EXERCISE BRIEF | Write out, exactly and only, the lines that run from the top of the records to the line with "obligationer / 30%". Include both ends; exclude pictures.

--- start of GIVEN DATA ---

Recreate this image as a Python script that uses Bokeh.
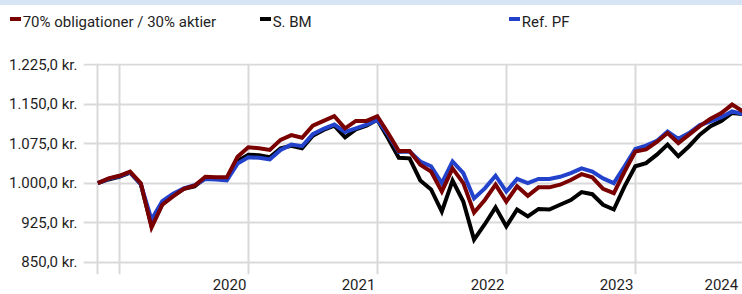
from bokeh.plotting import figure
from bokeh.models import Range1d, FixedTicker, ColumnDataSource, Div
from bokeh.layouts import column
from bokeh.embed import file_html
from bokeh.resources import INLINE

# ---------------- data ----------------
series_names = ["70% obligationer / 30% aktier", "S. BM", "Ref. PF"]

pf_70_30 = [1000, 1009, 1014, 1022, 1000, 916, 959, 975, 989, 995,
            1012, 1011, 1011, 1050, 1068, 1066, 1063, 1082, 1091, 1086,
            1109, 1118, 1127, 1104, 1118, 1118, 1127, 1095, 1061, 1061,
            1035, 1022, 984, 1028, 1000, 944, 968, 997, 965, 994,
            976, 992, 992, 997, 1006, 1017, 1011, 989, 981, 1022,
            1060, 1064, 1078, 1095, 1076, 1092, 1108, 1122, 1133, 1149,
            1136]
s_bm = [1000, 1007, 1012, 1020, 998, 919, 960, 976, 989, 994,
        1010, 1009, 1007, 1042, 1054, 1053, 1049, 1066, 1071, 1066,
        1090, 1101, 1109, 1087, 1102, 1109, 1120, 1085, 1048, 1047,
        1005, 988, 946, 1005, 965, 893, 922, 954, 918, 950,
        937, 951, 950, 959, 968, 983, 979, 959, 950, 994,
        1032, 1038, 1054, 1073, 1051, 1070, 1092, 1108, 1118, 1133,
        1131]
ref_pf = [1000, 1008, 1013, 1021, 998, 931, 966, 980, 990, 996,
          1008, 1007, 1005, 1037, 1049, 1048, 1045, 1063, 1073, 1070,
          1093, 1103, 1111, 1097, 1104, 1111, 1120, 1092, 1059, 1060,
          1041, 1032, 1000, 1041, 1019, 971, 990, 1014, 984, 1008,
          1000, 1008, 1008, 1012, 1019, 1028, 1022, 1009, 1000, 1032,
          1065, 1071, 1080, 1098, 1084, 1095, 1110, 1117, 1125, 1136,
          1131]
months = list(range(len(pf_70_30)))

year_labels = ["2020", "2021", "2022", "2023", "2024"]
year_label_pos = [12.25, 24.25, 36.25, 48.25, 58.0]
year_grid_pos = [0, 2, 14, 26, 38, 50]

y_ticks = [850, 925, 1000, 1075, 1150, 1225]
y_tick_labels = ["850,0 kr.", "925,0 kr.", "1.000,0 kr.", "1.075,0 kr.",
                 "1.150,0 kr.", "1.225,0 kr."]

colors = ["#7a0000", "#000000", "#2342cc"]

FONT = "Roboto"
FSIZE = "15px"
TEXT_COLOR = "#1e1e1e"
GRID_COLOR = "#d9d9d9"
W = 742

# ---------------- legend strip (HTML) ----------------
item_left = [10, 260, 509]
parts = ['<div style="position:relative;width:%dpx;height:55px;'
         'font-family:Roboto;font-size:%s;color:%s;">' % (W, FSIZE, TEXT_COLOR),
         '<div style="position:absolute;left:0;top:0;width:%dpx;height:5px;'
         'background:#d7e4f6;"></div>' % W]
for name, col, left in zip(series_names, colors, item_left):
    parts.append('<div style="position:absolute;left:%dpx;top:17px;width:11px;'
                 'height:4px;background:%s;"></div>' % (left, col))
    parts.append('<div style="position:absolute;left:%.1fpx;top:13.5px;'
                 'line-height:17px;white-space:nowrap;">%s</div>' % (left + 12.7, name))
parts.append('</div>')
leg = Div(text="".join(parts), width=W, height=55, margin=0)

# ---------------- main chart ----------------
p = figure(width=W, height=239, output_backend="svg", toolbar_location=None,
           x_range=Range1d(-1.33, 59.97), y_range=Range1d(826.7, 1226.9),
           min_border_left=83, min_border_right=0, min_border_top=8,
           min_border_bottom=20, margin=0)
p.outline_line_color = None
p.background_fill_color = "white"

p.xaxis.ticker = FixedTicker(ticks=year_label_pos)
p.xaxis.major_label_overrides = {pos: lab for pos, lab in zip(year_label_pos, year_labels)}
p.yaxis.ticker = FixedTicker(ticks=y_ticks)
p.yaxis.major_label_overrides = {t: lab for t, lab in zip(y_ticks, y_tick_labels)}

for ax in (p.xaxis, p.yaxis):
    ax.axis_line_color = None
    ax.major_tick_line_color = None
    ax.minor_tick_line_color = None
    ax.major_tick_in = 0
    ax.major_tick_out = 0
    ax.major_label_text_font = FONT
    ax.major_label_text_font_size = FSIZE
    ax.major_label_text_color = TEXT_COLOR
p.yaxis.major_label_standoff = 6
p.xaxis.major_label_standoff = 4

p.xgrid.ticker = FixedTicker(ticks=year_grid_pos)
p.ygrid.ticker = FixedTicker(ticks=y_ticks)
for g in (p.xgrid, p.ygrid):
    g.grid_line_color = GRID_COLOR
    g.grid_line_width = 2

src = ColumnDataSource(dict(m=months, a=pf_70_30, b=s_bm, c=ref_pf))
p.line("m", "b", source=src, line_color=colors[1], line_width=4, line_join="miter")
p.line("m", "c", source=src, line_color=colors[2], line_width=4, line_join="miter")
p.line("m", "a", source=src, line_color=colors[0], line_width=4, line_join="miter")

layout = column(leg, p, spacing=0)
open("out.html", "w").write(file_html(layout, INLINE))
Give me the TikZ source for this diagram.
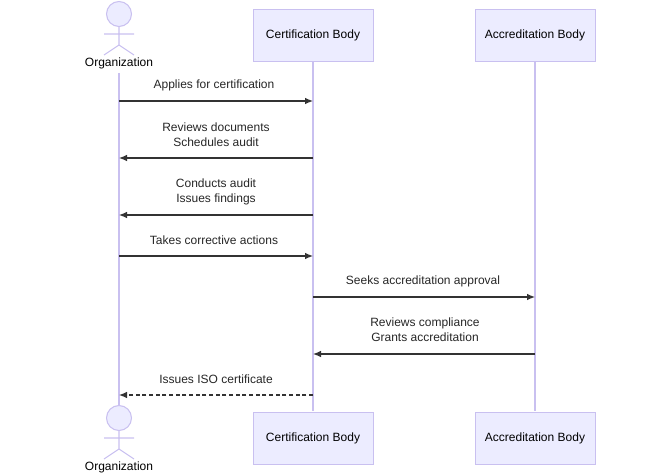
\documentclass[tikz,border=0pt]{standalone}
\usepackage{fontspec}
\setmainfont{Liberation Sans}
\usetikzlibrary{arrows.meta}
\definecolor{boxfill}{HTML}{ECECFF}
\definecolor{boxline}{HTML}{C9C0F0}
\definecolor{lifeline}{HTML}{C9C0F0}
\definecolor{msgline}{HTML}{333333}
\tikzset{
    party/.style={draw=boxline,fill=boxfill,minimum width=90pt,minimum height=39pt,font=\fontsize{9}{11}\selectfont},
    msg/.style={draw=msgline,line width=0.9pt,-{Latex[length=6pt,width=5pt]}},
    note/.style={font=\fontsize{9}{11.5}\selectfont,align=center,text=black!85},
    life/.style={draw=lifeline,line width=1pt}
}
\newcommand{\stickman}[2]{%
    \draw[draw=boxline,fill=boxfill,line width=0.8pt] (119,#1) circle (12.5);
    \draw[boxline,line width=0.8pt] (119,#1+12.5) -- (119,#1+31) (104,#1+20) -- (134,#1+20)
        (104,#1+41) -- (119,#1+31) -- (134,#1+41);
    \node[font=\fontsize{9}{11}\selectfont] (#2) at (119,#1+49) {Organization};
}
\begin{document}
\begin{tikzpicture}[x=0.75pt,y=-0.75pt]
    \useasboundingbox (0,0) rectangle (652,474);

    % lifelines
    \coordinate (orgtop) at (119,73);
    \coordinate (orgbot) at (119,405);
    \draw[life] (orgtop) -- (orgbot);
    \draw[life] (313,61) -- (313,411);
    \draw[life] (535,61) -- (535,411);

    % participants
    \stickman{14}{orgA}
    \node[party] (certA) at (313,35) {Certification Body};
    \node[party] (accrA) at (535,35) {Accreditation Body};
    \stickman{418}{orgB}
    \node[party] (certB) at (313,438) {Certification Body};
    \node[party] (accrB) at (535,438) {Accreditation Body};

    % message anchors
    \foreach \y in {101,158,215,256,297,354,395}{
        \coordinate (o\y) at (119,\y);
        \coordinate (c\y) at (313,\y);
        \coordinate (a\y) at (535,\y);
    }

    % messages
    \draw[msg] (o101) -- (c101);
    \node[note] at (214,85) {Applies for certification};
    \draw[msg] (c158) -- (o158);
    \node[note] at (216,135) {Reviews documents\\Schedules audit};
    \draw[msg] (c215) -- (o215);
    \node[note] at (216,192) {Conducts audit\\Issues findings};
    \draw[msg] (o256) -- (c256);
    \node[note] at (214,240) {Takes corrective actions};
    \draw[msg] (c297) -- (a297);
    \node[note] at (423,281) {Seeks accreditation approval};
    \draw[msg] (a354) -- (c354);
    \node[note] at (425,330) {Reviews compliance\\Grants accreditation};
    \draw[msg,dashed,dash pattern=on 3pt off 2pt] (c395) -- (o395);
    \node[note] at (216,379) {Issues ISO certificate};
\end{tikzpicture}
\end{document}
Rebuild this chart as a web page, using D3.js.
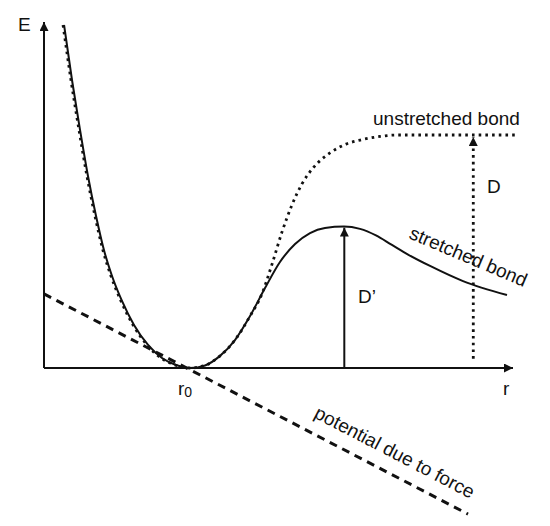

--- end of GIVEN DATA ---

FULL OUTPUT |
Recreate this image as a Python script that uses Bokeh.
from bokeh.plotting import figure
from bokeh.models import Range1d, FixedTicker, ColumnDataSource, Div
from bokeh.layouts import column
from bokeh.embed import file_html
from bokeh.resources import INLINE

# ---------------- data ----------------
series_names = ["70% obligationer / 30% aktier", "S. BM", "Ref. PF"]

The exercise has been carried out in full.